### TASK STATEMENT
Can you output, word for word, the lines between the one holding "Clone this chart in D3.js." and the one holding "const tickLabels = months.filter((m, i)", inclusive, leaving out any pictures?
━━ THE INPUT ━━
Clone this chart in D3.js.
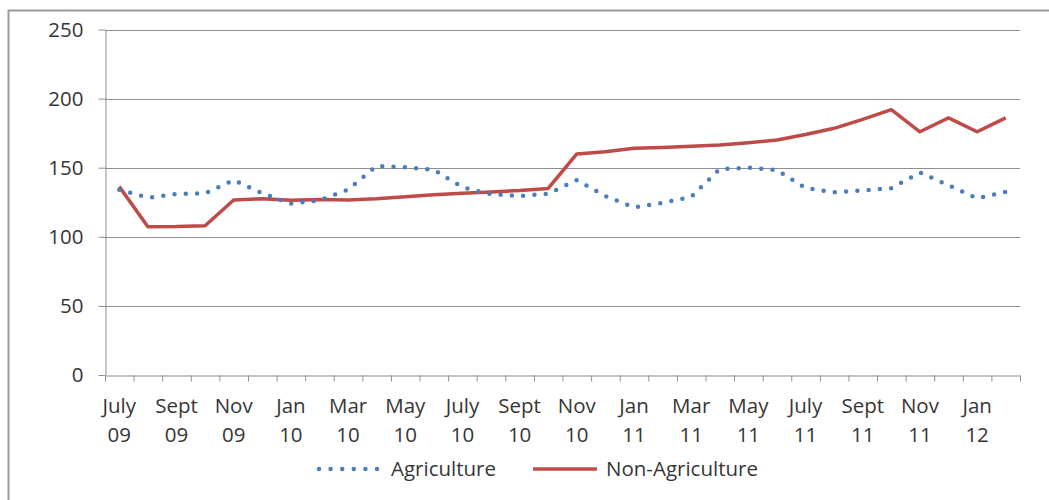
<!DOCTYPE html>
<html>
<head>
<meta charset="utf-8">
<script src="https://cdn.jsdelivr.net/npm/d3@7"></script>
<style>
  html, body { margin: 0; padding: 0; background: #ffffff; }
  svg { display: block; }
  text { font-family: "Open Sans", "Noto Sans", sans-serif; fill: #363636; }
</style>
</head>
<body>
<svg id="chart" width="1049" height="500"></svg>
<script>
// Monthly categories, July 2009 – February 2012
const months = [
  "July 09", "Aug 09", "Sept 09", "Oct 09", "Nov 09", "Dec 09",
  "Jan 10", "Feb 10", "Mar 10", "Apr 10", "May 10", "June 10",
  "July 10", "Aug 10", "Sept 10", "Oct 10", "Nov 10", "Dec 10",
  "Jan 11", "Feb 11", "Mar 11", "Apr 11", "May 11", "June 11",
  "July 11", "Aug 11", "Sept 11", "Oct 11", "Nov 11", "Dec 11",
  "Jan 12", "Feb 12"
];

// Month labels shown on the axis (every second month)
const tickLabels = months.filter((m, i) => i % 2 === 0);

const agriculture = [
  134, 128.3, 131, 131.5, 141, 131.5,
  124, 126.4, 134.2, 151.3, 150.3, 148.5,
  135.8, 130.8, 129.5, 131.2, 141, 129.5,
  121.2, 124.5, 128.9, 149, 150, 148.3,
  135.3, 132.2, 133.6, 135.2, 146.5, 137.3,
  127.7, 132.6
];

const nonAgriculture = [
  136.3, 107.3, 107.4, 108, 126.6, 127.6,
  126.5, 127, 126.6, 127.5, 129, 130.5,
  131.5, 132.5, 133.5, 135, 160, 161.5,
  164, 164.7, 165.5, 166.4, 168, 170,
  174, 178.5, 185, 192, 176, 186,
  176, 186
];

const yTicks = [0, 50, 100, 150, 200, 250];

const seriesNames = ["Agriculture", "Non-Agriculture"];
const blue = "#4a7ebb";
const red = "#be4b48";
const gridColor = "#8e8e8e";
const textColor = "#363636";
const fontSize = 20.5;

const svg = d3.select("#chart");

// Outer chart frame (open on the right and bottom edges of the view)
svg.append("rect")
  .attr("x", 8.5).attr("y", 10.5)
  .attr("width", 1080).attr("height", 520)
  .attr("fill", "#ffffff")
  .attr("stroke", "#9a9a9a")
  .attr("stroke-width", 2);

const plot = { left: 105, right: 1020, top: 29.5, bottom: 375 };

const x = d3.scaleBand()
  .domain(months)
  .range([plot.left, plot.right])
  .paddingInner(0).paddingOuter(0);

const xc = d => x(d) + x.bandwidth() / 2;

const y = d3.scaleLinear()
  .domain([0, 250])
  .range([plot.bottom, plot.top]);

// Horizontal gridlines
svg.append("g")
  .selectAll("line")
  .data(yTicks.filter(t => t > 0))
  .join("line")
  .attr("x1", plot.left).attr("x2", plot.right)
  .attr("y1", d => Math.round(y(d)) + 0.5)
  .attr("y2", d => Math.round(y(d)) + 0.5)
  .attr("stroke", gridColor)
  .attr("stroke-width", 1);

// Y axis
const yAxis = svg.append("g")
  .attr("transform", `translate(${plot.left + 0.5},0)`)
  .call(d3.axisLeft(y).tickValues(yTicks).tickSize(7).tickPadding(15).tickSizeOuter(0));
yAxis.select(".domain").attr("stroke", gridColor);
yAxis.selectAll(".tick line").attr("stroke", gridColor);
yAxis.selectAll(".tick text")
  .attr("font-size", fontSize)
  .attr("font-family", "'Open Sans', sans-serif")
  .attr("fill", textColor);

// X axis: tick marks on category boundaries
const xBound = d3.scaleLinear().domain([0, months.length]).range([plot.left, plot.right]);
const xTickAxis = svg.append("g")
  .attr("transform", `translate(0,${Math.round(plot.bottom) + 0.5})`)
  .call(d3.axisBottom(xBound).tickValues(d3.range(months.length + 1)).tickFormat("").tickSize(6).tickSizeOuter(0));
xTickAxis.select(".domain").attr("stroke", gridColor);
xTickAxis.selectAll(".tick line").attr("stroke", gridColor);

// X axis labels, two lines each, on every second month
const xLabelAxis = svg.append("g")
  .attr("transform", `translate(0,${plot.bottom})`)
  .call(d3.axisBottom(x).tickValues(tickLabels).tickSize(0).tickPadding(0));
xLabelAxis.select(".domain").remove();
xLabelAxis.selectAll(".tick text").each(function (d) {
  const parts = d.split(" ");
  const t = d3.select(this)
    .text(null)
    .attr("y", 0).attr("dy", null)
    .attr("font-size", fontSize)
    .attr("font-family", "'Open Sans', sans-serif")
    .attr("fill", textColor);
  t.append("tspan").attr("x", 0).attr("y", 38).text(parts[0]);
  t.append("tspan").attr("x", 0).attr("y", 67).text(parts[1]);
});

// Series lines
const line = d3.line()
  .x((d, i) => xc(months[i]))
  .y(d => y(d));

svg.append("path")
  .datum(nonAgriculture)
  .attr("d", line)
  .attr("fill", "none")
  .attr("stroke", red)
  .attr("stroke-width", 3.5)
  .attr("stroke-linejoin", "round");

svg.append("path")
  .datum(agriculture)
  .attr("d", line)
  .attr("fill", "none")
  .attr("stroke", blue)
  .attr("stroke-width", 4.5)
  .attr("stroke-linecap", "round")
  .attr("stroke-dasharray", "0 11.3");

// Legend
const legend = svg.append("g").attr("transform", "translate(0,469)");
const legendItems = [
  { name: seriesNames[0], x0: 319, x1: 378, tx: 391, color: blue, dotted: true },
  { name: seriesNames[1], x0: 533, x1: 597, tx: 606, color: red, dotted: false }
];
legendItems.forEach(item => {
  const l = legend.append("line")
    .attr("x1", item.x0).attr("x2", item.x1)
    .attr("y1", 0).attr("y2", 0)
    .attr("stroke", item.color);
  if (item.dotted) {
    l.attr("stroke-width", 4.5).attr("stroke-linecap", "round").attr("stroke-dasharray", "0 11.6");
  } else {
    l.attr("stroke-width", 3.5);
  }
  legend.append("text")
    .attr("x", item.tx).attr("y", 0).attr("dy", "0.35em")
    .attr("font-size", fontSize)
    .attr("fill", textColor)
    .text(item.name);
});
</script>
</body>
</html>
━━━
━━ THE INPUT ━━
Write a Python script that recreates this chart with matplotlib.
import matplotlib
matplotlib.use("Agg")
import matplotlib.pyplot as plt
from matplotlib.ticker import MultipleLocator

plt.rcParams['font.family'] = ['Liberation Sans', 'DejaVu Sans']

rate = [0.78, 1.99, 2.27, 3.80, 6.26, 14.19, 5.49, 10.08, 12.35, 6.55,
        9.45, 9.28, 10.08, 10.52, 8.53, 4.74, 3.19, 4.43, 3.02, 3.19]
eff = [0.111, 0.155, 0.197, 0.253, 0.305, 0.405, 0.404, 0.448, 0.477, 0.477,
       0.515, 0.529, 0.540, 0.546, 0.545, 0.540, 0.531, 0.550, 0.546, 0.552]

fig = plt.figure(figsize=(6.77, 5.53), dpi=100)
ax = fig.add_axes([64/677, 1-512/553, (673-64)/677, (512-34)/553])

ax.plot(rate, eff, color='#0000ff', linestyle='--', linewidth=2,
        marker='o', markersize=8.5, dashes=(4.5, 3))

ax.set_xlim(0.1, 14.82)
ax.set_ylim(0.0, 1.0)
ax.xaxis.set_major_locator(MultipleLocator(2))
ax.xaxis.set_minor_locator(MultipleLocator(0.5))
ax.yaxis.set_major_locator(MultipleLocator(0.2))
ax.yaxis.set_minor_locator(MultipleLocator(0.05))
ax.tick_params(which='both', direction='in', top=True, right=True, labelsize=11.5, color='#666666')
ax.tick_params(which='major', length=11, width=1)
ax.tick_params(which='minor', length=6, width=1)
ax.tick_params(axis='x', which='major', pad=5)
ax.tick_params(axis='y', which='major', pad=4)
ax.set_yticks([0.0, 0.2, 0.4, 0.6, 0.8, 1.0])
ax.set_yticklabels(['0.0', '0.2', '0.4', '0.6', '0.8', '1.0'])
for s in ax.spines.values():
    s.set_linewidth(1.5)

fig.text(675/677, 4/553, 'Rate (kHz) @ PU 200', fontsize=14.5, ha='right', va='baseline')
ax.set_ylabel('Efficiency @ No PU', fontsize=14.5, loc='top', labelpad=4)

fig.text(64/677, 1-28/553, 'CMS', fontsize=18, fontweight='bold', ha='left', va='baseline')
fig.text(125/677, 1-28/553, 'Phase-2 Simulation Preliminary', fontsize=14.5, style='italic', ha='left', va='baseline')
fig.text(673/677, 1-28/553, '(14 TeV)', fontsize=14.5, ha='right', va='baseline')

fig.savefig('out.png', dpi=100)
━━━
### WRITTEN ANSWER
Clone this chart in D3.js.
<!DOCTYPE html>
<html>
<head>
<meta charset="utf-8">
<script src="https://cdn.jsdelivr.net/npm/d3@7"></script>
<style>
  html, body { margin: 0; padding: 0; background: #ffffff; }
  svg { display: block; }
  text { font-family: "Open Sans", "Noto Sans", sans-serif; fill: #363636; }
</style>
</head>
<body>
<svg id="chart" width="1049" height="500"></svg>
<script>
// Monthly categories, July 2009 – February 2012
const months = [
  "July 09", "Aug 09", "Sept 09", "Oct 09", "Nov 09", "Dec 09",
  "Jan 10", "Feb 10", "Mar 10", "Apr 10", "May 10", "June 10",
  "July 10", "Aug 10", "Sept 10", "Oct 10", "Nov 10", "Dec 10",
  "Jan 11", "Feb 11", "Mar 11", "Apr 11", "May 11", "June 11",
  "July 11", "Aug 11", "Sept 11", "Oct 11", "Nov 11", "Dec 11",
  "Jan 12", "Feb 12"
];

// Month labels shown on the axis (every second month)
const tickLabels = months.filter((m, i) => i % 2 === 0);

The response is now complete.